We can use the gradient to ensure we are taking the direction of the fastest descent at each step. However, we still need to figure out how to choose a good step size. Let's take another look at the gradient descent rule:

$$\bold{x}_{k+1} = \bold{x}_k - \gamma \cdot \nabla f(\bold{x}_k)$$We can think of the step size as a factor that scales the effect the gradient has on each iteration. To see this scaling effect in action, let's run the previous example, but with $\gamma = 0.01$ and $\gamma=1.1$ this time.

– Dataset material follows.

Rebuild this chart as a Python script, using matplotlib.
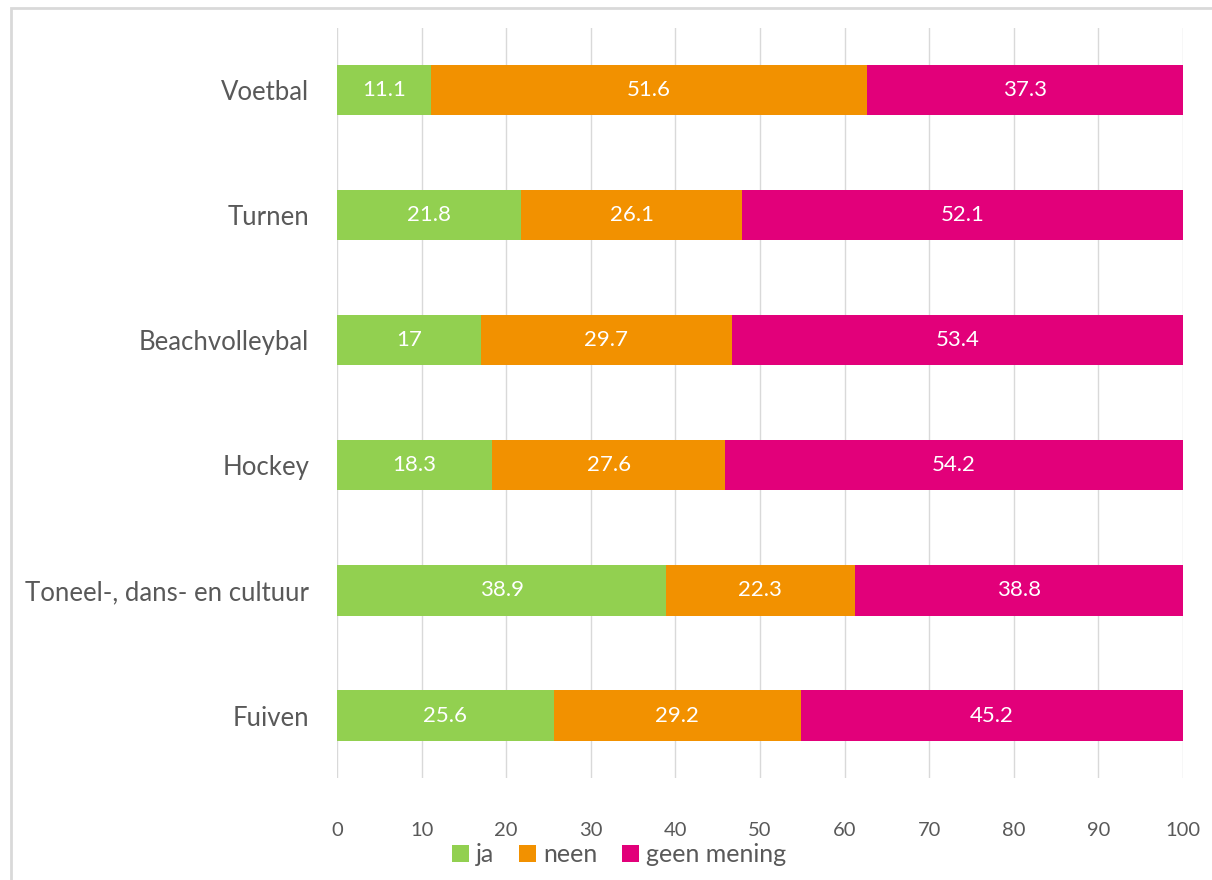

With $\gamma = 0.01$, we get:

We can see this time it took many more points to descend. In fact, in order to achieve an $\bold{x}_{k}$ located within a distance of 0.08 units from the true minimizer $\bold{x}^*$, it would take us about $k=155$ iterations (more than x10 times!).

With $\gamma=1.1$, we get:

For this one, we can see that we are not even going down! At three iterations, the value of $z$ continues to increase and it will continue indefinitely. This happens because the step is too large, so it will always overshoot and miss the minimum, going from one side of the paraboloid to the other, increasing $z$ as the surface expands upwards. In fact, $z = 658.38$ for the same $k=15$ from before (with $\bold{z}_{k=15}$ being almost 660 units away from the true minimizer!)

Good steps

As we saw, this method is very sensitive to changes in step size. A poor choice for this parameter could result in a drudgingly slow convergence for the sequence, or it could even result in no convergence at all.

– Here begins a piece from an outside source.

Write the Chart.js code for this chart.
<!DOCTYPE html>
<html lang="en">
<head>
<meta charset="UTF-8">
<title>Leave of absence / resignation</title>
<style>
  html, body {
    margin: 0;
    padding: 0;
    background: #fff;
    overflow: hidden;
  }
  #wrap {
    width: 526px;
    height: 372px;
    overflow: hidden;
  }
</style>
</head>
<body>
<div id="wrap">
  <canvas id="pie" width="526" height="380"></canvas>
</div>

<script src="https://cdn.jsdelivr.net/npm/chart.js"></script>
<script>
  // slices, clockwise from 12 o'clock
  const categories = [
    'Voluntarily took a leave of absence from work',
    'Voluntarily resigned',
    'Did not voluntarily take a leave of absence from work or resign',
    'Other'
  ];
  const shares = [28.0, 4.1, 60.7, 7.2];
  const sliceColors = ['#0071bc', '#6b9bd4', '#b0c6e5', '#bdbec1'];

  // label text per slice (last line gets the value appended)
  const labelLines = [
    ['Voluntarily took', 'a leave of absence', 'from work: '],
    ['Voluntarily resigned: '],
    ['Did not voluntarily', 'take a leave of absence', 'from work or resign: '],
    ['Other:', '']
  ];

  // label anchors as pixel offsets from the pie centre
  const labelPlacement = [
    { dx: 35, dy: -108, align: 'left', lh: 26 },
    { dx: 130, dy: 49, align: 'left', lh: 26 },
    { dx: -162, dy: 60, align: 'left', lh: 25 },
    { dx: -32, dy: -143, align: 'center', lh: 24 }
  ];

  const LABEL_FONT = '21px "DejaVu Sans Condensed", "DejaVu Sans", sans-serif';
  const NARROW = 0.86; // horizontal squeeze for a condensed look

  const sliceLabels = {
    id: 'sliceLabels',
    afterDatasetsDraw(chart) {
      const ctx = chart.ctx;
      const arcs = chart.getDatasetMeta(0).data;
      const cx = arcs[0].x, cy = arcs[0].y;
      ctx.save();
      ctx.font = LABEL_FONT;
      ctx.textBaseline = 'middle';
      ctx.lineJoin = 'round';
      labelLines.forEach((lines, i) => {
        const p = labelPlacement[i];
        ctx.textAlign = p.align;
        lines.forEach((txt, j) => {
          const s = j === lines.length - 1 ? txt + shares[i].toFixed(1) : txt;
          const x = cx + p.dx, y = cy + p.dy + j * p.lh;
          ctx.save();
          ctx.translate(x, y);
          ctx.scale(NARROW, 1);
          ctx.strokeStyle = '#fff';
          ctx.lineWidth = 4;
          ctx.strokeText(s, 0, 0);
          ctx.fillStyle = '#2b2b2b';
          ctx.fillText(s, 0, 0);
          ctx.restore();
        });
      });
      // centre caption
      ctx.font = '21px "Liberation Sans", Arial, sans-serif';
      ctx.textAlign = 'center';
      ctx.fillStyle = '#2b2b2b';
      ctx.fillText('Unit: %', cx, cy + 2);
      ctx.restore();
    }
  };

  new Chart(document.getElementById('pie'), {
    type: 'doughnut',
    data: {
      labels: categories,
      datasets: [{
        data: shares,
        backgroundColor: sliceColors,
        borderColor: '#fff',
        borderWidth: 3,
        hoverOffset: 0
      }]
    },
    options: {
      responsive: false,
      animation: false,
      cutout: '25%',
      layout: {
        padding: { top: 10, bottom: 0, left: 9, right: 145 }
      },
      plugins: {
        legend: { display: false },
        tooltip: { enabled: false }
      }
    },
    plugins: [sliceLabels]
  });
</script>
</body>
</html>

So, how do we find a good step size? First, we want to make sure $f(\bold{x}_{k+1}) < f(\bold{x}_k)$ for each iteration (that way we know we are actually descending). Later on, we will see that this is formally known as the Armijo rule.

In practice, one way to fulfill this rule would be to pick an initial value for $\gamma = \gamma_0$ and compute $f(\bold{x}_k - \gamma_0 \cdot \nabla f(\bold{x}_k))$. Then, we try again with a new $\gamma = \gamma_1 = \frac{\gamma_0 }{2}$, then with a $\gamma = \gamma_2 = \frac{\gamma_1}{2}$ and so on, until

$$f(\bold{x}_k - \gamma \cdot \nabla f(\bold{x}_k)) < f(\bold{x}_k)$$Making sure to stop when $\gamma$ gets too small (this way we prevent a slow convergence). Repeating this process for each iteration $k$.

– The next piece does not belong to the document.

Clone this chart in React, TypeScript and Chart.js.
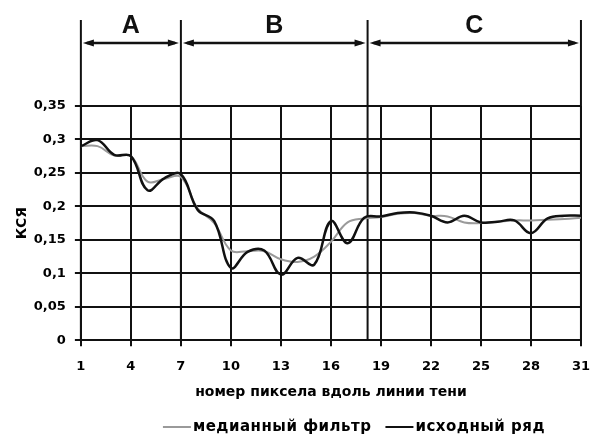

However, in order to achieve the exact steepest descent, we need to solve the following single-variable optimization problem:

$$\gamma_k = \argmin_{\gamma} f(\bold{x}_k - \gamma \cdot \nabla f(\bold{x}_k))$$This will give us a large enough step size to reach the minimum value that the function can take for the next iteration (out of all the possibilities associated with each possible value $\gamma$), securing $f(\bold{x}_{k+1}) \leq f(\bold{x}_k)$ at that step. This single-valued optimization problem can be solved with any of the methods we are already familiar with.

Conclusion

In this topic, we have learned the following:

• The directional derivative can tell us how much change will result from moving in a specific direction from a given point.
• The gradient vector evaluated at a given location will point to the direction of maximum increase from that location.
• The gradient descent method uses the negative gradient vector as the search direction for each step, ensuring the direction of steepest descent at each step.
• The method is very sensitive to the choice of step size. A poor choice might lead us to a slow converge, or no convergence at all. The process of choosing a good step size is an optimization problem in itself.